It is only available as part of a set which includes all the bolts and screws for the wing mirror for about £3

Sent from my SM-G950F using Tapatalk


----------



## SwissJetPilot (Apr 27, 2014)

Check here. If not this one, there are other years listed on this parts website.

https://audi.7zap.com/en/rdw/audi+tt+tt ... 57-857040/


----------



## Veeeb (Apr 17, 2016)

I think it's part 15 from that fiche, which I cant get part number for... though may have another dig.

In regards to the pack of screws, is there a part number for that please?
If you know it, that is.


----------



## MT-V6 (Jan 11, 2015)

It's not available separately. I think the set part number is 8J0 898 011

Unfortunately it will just include another rubbish one, it's a shame there isn't a supplier for some good quality replacements

Sent from my SM-G950F using Tapatalk


----------



## SwissJetPilot (Apr 27, 2014)

This shop sells a replacement set, looks like #15 from the parts list illustration above is the grey one on the far left (?) ...

AUDI TT 8J MK2 NEW WING MIRROR SCREWS BOLTS FIXINGS FITTING KIT LEFT/RIGHT 06-14 Our Price: £9.99

http://selectsalvage.co.uk/audi-tt-8j-m ... 6450-p.asp


----------



## Veeeb (Apr 17, 2016)

Cheers for everyones help, have all the parts required now.
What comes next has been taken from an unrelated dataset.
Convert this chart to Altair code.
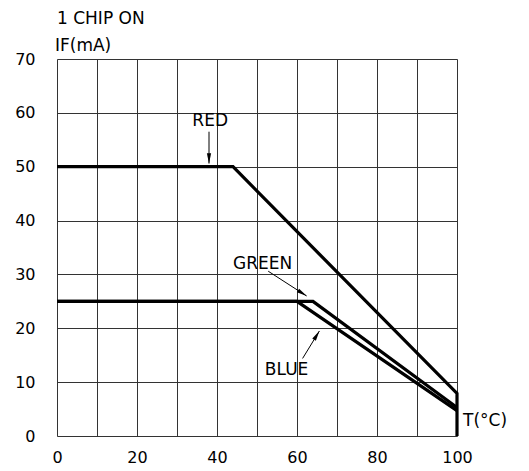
import altair as alt
import pandas as pd
import math

# ---- data ----
red_x = [0, 44, 100, 100]
red_y = [50, 50, 7.9, 0]
green_x = [0, 64, 100]
green_y = [25, 25, 5.3]
blue_x = [0, 60, 100]
blue_y = [25, 25, 4.7]

x_ticks = [0, 10, 20, 30, 40, 50, 60, 70, 80, 90, 100]
y_ticks = [0, 10, 20, 30, 40, 50, 60, 70]

# annotations: label, label position, arrow start, arrow tip
ann_label = ["RED", "GREEN", "BLUE"]
ann_lx = [38.3, 51.4, 57.4]
ann_ly = [58.5, 31.9, 12.3]
arr_x1 = [38.0, 52.8, 61.4]
arr_y1 = [56.5, 30.6, 14.4]
arr_x2 = [38.0, 62.4, 65.6]
arr_y2 = [50.6, 26.0, 19.5]

W, H = 400, 377
PX_X = W / 100.0
PX_Y = H / 70.0
FONT = "DejaVu Sans"

rows = []
for name, xs_, ys_ in [("RED", red_x, red_y), ("GREEN", green_x, green_y), ("BLUE", blue_x, blue_y)]:
    for i, (a, b) in enumerate(zip(xs_, ys_)):
        rows.append({"series": name, "x": a, "y": b, "o": i})
lines_df = pd.DataFrame(rows)

arr_rows = []
for lab, x1, y1, x2, y2 in zip(ann_label, arr_x1, arr_y1, arr_x2, arr_y2):
    dxp = (x2 - x1) * PX_X
    dyp = -(y2 - y1) * PX_Y
    n = math.hypot(dxp, dyp)
    ux, uy = dxp / n, dyp / n
    ang = math.degrees(math.atan2(ux, -uy)) % 360
    hx = x2 - ux * 5 / PX_X
    hy = y2 + uy * 5 / PX_Y
    arr_rows.append({"label": lab, "x1": x1, "y1": y1, "x2": x2, "y2": y2,
                     "hx": hx, "hy": hy, "ang": ang})
arr_df = pd.DataFrame(arr_rows)
lab_df = pd.DataFrame({"label": ann_label, "x": ann_lx, "y": ann_ly})

xs = alt.Scale(domain=[0, 100], nice=False, zero=False)
ys = alt.Scale(domain=[0, 70], nice=False, zero=False)

x_axis = alt.Axis(values=x_ticks, grid=True, ticks=False, domain=False,
                  labelExpr="datum.value % 20 == 0 ? datum.label : ''",
                  labelFont=FONT, labelFontSize=16, labelColor="black",
                  labelPadding=13, title=None, labelFlush=False, labelOverlap=False,
                  gridColor="#333333", gridWidth=1, gridOpacity=1)
y_axis = alt.Axis(values=y_ticks, grid=True, ticks=False, domain=False,
                  labelFont=FONT, labelFontSize=16, labelColor="black",
                  labelPadding=22, title=None, labelOverlap=False,
                  gridColor="#333333", gridWidth=1, gridOpacity=1)


def X(f):
    return alt.X(f, type="quantitative", scale=xs, axis=x_axis)


def Y(f):
    return alt.Y(f, type="quantitative", scale=ys, axis=y_axis)


lines = alt.Chart(lines_df).mark_line(color="black", strokeWidth=3.2, clip=False).encode(
    x=X("x"), y=Y("y"),
    detail="series:N",
    order="o:Q",
)

arrows = alt.Chart(arr_df).mark_rule(color="black", strokeWidth=1).encode(
    x=X("x1"), y=Y("y1"), x2="x2:Q", y2="y2:Q",
)

heads = alt.Chart(arr_df).mark_point(
    shape="M0,-1L0.4,1L-0.4,1Z", filled=True, color="black", opacity=1, size=110
).encode(
    x=X("hx"), y=Y("hy"),
    angle=alt.Angle("ang:Q", scale=None),
)

labels = alt.Chart(lab_df).mark_text(font=FONT, fontSize=17, color="black",
                                     align="center", baseline="middle").encode(
    x=X("x"), y=Y("y"), text="label:N"
)

extra_df = pd.DataFrame({
    "t": ["1 CHIP ON", "IF(mA)", "T(°C)"],
    "x": [0.0, -0.5, 101.5],
    "y": [77.4, 72.5, 2.7],
})
extra = alt.Chart(extra_df).mark_text(font=FONT, fontSize=17, color="black",
                                      align="left", baseline="middle", clip=False).encode(
    x=X("x"), y=Y("y"), text="t:N"
)

chart = alt.layer(lines, arrows, heads, labels, extra).properties(
    width=W, height=H,
    autosize=alt.AutoSizeParams(type="none"),
    padding={"left": 49, "top": 51, "right": 64, "bottom": 36},
).configure_view(stroke="black", strokeWidth=1.5).configure(background="white")

chart.save("out.html", embed_options={"renderer": "svg", "actions": False})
The fixing kit is £1.99 from TPS, and includes the bolt, got myself new mirror mounts and going to drill old ones out...

Cheers!


----------



## badej (Aug 10, 2018)

SwissJetPilot said:


> Check here. If not this one, there are other years listed on this parts website.
> 
> https://audi.7zap.com/en/rdw/audi+tt+tt ... 57-857040/


Hi! I need to remove electric mirror adjusting unit (number 4 on this picture). I've removed center bolt but unit stays in place. Could You help mie with this?


----------



## MT-V6 (Jan 11, 2015)

It is also clipped in. Do you have a replacement one to compare?
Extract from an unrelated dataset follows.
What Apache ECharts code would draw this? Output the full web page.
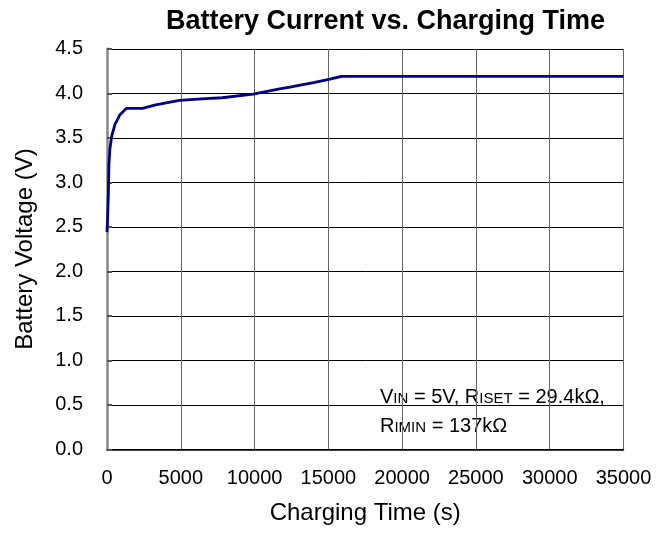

Basically there are a few clips, you can prise them with a small flat screwdriver. When one is released it can be wiggled out


----------



## badej (Aug 10, 2018)

MT-V6 said:


> It is also clipped in. Do you have a replacement one to compare?
> 
> Basically there are a few clips, you can prise them with a small flat screwdriver. When one is released it can be wiggled out


Thanks! I don't have spare unit. I want to remove mine because there is something stuck behind which causes buzzing/rattling sound when closing door.


----------



## MT-V6 (Jan 11, 2015)

Have a look at the photos here to give you an idea https://www.ttforum.co.uk/forum/viewtop ... &t=1885915


----------